(Collected data)
--- start ---
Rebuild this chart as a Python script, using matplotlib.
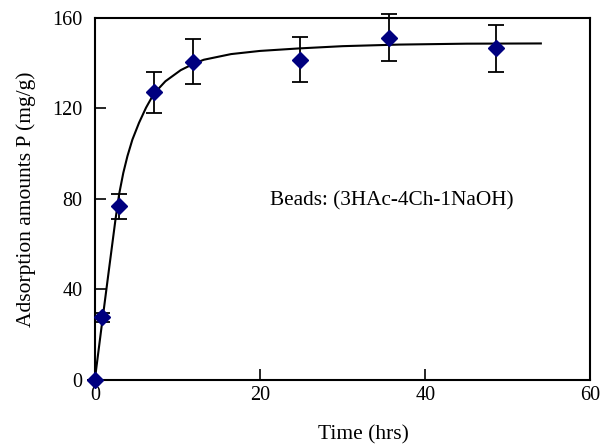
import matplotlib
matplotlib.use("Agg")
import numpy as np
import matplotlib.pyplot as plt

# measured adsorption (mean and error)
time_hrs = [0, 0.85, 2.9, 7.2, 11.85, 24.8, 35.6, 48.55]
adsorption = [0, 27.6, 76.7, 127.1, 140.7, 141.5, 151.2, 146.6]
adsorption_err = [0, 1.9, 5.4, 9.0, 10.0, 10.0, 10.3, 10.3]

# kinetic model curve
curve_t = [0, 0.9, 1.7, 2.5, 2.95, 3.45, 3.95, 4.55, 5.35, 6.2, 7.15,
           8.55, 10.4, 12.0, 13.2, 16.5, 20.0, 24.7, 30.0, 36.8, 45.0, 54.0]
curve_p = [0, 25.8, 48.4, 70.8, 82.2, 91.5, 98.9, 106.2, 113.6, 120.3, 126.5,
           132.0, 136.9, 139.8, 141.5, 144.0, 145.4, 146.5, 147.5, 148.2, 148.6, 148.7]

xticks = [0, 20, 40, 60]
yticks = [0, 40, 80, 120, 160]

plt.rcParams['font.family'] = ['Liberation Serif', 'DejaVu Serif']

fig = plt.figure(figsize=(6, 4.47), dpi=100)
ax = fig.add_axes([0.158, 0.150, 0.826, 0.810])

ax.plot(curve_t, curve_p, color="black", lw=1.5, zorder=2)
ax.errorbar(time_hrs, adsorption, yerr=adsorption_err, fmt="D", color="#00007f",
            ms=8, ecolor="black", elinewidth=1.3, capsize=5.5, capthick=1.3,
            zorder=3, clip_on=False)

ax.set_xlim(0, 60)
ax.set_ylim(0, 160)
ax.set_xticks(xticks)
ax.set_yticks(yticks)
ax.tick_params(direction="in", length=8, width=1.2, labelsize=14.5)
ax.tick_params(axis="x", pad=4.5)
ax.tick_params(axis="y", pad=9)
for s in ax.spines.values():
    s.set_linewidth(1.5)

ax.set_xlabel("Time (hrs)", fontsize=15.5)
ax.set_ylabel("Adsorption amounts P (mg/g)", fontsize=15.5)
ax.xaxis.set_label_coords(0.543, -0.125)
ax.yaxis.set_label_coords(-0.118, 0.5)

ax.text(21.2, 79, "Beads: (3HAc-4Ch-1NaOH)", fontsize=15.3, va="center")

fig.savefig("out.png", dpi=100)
--- end ---
--- start ---
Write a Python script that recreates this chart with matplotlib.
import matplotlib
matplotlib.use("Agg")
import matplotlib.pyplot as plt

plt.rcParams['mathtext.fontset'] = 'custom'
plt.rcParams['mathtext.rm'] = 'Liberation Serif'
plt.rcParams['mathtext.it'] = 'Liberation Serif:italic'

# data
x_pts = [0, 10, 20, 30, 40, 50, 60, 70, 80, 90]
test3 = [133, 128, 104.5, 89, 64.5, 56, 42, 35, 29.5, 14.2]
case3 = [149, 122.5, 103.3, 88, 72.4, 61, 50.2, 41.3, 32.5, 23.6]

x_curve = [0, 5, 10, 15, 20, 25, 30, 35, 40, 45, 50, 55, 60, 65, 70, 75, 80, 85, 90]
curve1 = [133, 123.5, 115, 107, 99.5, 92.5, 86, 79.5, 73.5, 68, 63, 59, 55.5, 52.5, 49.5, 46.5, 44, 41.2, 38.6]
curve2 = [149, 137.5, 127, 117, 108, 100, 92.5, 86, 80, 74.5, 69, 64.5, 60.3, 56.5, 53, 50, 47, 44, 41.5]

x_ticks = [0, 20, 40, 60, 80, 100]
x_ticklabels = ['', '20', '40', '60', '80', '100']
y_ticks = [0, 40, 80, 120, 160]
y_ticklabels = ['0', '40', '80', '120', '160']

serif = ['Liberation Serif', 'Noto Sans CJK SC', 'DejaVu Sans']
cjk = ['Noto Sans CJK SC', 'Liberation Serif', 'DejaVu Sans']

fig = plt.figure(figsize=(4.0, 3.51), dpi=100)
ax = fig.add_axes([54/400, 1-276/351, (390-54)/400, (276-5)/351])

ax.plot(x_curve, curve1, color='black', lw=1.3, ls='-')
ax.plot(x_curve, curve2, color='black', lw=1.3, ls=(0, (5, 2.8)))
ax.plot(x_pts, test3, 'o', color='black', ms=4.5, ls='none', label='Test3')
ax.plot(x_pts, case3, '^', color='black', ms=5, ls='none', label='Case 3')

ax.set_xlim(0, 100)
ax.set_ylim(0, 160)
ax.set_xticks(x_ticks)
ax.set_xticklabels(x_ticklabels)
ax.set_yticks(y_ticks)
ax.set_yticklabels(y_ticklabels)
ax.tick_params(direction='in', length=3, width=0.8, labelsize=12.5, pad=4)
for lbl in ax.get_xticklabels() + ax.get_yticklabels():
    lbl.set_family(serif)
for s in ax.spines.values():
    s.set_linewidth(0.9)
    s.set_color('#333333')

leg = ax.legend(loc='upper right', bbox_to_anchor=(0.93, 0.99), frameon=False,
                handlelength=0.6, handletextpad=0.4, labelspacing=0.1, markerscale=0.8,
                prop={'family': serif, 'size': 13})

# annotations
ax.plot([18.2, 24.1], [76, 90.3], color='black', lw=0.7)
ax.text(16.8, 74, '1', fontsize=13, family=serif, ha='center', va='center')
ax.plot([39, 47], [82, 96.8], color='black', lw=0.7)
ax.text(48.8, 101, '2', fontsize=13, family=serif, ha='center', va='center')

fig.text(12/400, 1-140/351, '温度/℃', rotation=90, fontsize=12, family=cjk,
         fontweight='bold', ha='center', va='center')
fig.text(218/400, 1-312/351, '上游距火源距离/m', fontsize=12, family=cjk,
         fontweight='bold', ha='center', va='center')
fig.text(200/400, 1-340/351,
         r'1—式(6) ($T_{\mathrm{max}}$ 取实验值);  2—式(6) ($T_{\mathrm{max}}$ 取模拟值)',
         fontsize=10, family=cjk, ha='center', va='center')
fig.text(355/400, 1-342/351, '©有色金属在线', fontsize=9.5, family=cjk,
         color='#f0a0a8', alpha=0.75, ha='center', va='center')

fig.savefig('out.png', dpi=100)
--- end ---
• SET PROBLEM: Take the material above and output only the lines from the one that contains "Rebuild this chart" through the one that contains "adsorption_err = [0, 1.9, 5.4, 9.0, 10.0, 10.0, 10.3, 10.3]", ends included and images left out.

• SOLUTION FOR THIS TASK:
Rebuild this chart as a Python script, using matplotlib.
import matplotlib
matplotlib.use("Agg")
import numpy as np
import matplotlib.pyplot as plt

# measured adsorption (mean and error)
time_hrs = [0, 0.85, 2.9, 7.2, 11.85, 24.8, 35.6, 48.55]
adsorption = [0, 27.6, 76.7, 127.1, 140.7, 141.5, 151.2, 146.6]
adsorption_err = [0, 1.9, 5.4, 9.0, 10.0, 10.0, 10.3, 10.3]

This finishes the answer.